--- PROBLEM TO WORK ON ---
Collect all lines containing the word "this" from the data.

--- DATA RECORDS ---

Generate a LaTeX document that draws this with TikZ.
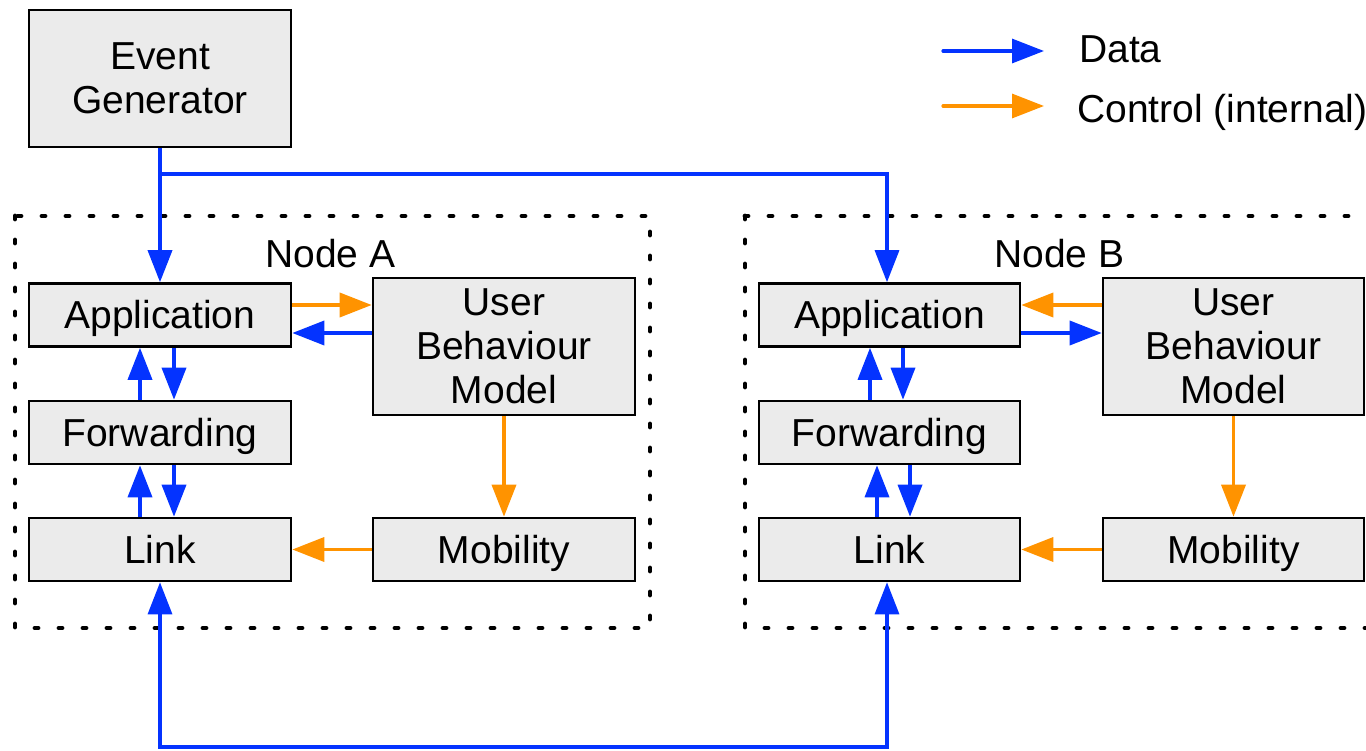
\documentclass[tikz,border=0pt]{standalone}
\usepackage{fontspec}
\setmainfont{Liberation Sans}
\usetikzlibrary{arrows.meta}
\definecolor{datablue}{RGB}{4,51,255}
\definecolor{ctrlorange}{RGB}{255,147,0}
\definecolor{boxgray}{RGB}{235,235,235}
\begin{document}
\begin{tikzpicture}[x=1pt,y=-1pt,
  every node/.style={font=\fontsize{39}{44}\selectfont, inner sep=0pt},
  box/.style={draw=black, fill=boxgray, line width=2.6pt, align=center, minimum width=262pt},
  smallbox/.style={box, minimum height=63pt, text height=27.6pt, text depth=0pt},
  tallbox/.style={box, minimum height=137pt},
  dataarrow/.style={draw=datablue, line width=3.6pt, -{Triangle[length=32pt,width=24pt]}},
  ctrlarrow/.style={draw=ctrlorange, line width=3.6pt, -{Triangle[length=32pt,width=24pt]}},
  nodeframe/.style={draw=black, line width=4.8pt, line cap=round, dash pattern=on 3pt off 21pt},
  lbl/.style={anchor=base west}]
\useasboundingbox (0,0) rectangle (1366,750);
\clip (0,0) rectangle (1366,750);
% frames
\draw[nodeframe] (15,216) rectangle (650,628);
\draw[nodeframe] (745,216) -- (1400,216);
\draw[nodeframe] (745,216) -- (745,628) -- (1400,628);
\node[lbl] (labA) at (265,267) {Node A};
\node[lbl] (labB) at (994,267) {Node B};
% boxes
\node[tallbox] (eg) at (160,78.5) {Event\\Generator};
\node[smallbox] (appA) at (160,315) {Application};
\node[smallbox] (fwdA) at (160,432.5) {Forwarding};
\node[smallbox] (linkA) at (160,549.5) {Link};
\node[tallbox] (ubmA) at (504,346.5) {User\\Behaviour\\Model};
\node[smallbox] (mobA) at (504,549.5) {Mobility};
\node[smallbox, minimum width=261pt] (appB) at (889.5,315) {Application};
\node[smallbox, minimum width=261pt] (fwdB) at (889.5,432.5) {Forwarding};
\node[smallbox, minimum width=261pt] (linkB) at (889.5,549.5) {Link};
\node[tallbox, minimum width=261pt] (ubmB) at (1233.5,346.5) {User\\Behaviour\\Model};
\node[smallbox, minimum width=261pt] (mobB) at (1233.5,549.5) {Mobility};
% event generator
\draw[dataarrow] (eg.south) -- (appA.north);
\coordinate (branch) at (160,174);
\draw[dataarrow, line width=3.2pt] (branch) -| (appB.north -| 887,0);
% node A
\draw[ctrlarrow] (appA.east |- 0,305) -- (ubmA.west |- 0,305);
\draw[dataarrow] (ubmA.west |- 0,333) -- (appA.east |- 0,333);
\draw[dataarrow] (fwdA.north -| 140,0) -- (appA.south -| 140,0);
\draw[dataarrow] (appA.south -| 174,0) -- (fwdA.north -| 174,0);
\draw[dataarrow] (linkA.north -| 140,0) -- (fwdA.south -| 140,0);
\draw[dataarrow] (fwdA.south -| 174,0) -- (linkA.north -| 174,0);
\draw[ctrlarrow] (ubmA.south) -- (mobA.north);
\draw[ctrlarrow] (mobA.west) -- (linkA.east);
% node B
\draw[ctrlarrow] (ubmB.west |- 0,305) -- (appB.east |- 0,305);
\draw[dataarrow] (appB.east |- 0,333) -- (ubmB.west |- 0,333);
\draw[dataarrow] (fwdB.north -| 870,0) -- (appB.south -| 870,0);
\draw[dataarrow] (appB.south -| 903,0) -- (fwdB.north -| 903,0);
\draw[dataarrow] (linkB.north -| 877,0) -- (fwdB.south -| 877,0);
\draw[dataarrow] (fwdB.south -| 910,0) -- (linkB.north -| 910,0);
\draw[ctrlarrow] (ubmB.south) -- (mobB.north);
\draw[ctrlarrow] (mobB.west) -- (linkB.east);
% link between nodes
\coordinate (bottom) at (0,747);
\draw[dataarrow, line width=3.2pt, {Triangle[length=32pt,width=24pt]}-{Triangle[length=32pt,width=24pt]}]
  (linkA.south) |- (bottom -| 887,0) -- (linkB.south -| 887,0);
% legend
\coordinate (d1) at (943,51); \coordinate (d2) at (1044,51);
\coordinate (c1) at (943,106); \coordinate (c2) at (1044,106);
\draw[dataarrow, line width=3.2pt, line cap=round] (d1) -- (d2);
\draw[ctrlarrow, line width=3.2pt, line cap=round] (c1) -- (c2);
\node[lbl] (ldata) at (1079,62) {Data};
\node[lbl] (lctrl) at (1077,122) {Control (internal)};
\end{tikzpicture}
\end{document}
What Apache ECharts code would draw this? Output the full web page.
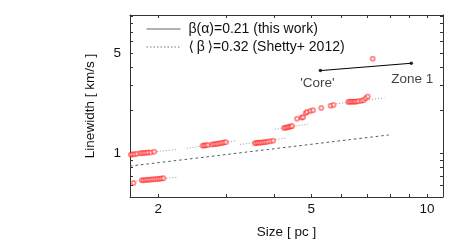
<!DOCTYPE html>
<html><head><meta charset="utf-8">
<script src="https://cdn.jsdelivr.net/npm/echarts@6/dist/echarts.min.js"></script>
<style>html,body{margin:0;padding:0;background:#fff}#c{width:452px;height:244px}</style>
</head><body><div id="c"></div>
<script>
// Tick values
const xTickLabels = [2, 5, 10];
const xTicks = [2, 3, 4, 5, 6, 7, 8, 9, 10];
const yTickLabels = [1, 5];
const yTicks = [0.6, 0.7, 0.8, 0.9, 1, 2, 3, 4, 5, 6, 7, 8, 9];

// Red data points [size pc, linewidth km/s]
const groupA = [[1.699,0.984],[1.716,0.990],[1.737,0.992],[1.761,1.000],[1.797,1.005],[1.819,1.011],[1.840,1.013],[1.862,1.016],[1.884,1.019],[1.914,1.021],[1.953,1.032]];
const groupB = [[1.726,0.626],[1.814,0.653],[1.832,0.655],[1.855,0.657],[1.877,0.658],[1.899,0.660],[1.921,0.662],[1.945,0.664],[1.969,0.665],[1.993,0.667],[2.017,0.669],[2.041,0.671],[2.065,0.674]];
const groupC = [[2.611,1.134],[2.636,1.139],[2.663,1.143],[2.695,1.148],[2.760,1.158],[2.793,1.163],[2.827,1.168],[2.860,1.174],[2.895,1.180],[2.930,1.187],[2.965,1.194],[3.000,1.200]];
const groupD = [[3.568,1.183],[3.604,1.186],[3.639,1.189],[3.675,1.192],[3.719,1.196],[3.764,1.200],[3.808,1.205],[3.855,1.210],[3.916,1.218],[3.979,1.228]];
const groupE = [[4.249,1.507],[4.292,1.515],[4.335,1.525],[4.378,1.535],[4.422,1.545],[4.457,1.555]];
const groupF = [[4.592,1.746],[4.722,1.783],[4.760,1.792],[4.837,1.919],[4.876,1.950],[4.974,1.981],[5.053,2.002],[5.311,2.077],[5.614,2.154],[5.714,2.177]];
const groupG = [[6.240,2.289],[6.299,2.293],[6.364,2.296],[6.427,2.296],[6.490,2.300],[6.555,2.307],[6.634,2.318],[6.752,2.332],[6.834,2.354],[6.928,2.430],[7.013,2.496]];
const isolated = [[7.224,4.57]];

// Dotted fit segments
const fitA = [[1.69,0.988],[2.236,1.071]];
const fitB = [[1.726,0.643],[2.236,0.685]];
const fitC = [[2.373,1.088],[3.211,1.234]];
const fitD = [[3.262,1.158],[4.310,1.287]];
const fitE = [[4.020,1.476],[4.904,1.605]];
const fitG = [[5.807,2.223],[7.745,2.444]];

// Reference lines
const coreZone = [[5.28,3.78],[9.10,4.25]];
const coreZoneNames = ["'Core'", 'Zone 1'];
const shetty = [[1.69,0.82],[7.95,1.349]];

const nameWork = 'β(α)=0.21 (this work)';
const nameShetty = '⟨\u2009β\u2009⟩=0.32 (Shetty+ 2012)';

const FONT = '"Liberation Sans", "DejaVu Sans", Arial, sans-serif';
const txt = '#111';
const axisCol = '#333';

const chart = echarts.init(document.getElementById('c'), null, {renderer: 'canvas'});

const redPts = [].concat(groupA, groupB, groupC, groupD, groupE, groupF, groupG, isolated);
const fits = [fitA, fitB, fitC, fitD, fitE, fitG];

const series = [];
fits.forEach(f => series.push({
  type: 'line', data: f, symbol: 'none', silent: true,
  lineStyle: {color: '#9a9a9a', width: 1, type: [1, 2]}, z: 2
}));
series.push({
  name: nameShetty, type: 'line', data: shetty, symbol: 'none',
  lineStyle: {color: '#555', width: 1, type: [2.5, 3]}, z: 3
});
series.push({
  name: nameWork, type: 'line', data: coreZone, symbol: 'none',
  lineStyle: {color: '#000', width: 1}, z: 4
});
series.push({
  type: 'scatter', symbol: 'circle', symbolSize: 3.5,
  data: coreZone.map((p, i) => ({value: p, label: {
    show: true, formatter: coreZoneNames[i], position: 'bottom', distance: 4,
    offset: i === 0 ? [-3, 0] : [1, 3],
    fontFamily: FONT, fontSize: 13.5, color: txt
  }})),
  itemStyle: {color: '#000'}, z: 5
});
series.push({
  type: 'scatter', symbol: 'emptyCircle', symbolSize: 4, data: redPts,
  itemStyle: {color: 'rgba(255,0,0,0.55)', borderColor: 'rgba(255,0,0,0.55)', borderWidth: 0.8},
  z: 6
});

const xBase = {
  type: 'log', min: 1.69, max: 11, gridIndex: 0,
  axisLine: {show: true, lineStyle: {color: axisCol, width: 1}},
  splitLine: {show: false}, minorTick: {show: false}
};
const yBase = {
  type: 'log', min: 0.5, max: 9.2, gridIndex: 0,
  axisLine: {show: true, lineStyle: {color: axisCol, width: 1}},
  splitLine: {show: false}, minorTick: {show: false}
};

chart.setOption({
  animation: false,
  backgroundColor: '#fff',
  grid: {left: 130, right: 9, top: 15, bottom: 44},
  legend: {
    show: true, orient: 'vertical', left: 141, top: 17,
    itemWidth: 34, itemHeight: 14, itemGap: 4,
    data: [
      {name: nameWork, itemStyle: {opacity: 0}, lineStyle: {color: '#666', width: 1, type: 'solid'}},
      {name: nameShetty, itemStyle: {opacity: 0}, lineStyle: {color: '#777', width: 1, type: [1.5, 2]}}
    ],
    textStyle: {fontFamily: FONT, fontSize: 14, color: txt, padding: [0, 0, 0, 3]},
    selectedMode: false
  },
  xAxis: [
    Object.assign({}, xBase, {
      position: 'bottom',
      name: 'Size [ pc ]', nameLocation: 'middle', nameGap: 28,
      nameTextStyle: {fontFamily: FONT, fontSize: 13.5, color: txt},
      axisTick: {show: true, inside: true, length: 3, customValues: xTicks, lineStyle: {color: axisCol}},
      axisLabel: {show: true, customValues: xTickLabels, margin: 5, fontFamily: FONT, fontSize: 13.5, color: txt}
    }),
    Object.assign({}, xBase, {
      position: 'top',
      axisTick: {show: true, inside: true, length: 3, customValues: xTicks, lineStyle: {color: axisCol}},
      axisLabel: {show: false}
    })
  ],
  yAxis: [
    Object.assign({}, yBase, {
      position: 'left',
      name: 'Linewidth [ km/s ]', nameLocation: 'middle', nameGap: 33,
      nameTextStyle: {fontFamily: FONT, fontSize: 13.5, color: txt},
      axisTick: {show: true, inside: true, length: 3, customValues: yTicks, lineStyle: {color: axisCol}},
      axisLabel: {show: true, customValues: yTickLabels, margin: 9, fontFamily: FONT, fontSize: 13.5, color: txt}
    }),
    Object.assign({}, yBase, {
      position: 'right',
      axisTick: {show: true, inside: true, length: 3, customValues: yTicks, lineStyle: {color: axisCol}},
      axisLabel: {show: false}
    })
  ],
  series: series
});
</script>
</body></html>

--- SOLUTION ---
Generate a LaTeX document that draws this with TikZ.
What Apache ECharts code would draw this? Output the full web page.
const nameWork = 'β(α)=0.21 (this work)';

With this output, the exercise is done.